# Task instructions
Count how many lines mention the word "seaborn". Write that number alone.

Records excerpted from a collection
○ ○ ○ ○
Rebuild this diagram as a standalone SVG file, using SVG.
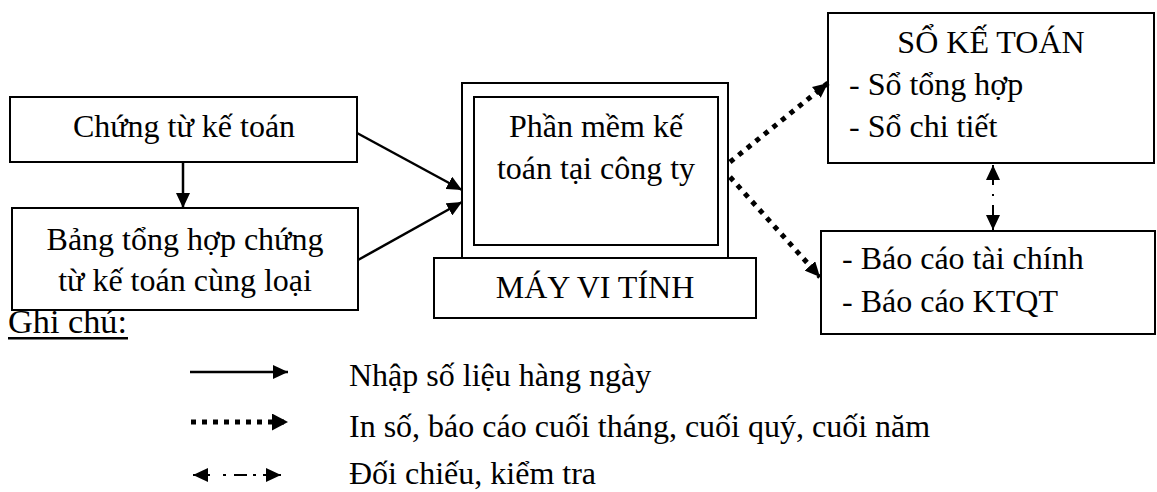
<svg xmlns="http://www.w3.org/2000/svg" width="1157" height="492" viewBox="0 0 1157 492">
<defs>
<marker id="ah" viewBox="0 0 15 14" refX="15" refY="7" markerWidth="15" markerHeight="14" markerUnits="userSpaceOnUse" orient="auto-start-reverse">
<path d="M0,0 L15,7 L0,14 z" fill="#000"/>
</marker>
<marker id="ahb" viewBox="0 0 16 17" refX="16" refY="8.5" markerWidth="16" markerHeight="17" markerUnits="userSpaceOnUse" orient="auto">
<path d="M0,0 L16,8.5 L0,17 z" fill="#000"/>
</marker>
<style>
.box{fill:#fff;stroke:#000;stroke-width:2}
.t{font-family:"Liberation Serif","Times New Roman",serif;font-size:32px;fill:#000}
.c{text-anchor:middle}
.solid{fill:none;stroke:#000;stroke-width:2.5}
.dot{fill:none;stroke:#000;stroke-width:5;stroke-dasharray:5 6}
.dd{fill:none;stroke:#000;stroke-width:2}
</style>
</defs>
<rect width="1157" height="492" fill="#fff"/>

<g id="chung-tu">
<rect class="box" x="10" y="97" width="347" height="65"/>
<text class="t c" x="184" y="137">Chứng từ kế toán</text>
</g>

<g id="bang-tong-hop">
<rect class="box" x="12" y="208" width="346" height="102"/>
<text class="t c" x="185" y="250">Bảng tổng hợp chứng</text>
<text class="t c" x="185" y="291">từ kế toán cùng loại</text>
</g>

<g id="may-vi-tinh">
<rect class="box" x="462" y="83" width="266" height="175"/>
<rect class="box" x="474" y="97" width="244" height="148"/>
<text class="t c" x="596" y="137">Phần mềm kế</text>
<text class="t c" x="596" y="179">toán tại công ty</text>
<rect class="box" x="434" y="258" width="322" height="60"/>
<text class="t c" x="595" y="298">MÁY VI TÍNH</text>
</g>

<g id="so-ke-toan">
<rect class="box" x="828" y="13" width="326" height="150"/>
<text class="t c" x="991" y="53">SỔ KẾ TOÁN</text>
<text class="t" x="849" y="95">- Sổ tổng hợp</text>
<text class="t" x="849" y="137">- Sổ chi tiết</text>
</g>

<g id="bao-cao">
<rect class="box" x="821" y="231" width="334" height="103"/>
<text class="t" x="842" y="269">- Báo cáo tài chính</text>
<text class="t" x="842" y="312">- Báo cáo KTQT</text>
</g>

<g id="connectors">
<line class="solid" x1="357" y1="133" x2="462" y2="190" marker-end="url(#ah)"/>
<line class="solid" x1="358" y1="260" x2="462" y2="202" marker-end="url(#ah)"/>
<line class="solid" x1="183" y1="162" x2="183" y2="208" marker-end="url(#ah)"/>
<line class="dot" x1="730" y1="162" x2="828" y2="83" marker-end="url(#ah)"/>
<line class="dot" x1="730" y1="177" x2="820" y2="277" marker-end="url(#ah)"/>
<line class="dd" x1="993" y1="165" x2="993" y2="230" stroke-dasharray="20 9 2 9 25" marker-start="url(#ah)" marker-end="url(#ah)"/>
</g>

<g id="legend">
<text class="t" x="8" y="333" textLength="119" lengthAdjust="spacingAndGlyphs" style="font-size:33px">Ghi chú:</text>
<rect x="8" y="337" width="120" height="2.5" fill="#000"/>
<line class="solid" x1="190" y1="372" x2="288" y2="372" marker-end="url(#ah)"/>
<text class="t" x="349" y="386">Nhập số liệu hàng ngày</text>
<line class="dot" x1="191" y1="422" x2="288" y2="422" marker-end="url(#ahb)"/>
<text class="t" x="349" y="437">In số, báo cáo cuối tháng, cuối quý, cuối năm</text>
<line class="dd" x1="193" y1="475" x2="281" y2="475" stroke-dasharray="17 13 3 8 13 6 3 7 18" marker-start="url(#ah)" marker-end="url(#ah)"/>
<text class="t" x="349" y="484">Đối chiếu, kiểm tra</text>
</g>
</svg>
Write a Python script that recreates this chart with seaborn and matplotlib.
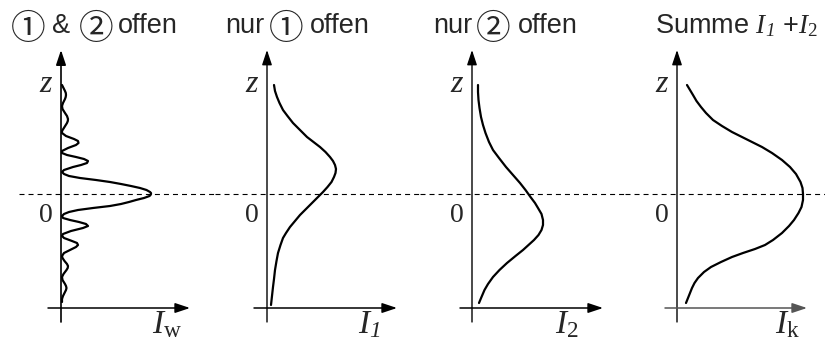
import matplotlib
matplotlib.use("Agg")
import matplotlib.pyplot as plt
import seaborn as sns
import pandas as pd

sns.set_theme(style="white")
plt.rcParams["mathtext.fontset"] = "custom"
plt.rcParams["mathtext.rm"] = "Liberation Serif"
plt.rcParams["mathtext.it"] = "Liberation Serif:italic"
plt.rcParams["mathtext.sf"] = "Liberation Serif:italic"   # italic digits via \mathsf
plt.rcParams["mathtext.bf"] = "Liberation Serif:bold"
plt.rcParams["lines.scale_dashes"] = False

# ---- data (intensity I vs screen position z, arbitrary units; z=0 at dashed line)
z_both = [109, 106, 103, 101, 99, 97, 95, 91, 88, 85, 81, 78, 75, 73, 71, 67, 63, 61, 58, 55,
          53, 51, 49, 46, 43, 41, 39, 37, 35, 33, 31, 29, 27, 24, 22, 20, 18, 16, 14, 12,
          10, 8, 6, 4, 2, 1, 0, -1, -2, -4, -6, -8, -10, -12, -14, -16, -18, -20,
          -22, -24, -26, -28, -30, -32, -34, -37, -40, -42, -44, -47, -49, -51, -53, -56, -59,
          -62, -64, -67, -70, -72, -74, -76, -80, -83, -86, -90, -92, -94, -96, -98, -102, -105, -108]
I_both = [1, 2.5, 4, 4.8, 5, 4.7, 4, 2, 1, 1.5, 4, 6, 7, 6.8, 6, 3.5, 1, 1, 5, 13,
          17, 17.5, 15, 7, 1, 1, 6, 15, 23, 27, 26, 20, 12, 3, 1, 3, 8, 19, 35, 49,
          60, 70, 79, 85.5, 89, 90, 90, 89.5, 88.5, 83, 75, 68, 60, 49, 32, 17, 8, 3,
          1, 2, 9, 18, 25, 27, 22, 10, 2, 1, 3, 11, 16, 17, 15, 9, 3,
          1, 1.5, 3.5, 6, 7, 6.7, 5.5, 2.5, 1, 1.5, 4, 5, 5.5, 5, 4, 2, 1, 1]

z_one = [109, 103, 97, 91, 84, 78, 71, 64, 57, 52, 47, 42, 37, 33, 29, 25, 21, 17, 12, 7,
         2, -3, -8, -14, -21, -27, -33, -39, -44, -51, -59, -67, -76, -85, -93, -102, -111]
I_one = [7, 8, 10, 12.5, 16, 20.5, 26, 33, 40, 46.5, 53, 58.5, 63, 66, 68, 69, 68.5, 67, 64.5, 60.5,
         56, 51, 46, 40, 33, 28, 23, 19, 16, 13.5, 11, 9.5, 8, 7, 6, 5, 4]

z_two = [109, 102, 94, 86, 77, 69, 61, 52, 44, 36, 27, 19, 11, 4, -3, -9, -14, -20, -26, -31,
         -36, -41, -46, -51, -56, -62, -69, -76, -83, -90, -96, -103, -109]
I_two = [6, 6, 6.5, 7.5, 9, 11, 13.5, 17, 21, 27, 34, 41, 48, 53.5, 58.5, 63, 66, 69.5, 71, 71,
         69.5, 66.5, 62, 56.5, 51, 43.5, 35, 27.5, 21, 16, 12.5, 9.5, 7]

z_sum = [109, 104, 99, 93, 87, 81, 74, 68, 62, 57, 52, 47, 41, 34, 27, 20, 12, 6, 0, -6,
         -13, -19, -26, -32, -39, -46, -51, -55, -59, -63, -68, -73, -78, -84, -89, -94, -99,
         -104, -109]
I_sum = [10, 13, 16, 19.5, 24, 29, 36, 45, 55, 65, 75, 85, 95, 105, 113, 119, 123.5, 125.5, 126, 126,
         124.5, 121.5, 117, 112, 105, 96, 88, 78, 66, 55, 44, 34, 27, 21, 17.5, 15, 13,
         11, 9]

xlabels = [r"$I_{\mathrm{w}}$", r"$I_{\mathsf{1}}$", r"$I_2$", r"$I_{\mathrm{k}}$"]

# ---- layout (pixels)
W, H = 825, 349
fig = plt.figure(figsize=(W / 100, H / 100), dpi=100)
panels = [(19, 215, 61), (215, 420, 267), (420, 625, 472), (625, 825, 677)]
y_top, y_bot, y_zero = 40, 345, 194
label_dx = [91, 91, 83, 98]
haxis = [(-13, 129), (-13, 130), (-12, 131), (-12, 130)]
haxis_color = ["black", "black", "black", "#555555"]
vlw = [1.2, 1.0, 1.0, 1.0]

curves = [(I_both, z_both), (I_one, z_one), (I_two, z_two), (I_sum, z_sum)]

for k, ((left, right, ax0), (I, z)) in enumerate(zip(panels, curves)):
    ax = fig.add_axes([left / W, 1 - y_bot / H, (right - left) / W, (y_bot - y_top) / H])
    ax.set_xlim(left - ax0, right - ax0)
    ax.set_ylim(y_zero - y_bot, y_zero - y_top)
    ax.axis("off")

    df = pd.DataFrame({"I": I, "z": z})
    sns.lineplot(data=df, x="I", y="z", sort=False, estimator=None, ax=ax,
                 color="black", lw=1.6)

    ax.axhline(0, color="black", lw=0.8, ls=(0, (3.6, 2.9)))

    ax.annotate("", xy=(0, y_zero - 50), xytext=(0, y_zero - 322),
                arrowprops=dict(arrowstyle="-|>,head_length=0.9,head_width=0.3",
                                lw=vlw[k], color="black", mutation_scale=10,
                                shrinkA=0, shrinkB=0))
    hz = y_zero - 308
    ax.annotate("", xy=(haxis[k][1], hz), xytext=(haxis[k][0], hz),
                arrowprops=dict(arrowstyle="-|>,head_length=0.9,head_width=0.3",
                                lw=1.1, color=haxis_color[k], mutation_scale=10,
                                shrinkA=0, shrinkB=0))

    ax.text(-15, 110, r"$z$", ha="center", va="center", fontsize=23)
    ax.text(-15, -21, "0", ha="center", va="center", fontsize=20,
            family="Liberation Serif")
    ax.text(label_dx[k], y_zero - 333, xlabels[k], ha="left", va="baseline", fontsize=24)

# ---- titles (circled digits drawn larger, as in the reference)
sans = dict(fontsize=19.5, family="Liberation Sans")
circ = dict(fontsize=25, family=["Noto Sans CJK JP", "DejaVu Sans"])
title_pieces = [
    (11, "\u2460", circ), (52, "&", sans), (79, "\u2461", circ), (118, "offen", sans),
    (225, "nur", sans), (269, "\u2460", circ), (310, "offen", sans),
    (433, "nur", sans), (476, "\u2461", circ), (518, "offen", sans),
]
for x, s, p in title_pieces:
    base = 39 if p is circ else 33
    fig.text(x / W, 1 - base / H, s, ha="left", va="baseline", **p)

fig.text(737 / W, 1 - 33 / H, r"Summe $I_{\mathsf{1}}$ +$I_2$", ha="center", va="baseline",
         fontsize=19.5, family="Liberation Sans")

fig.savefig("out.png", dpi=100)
○ ○ ○ ○
# Response
2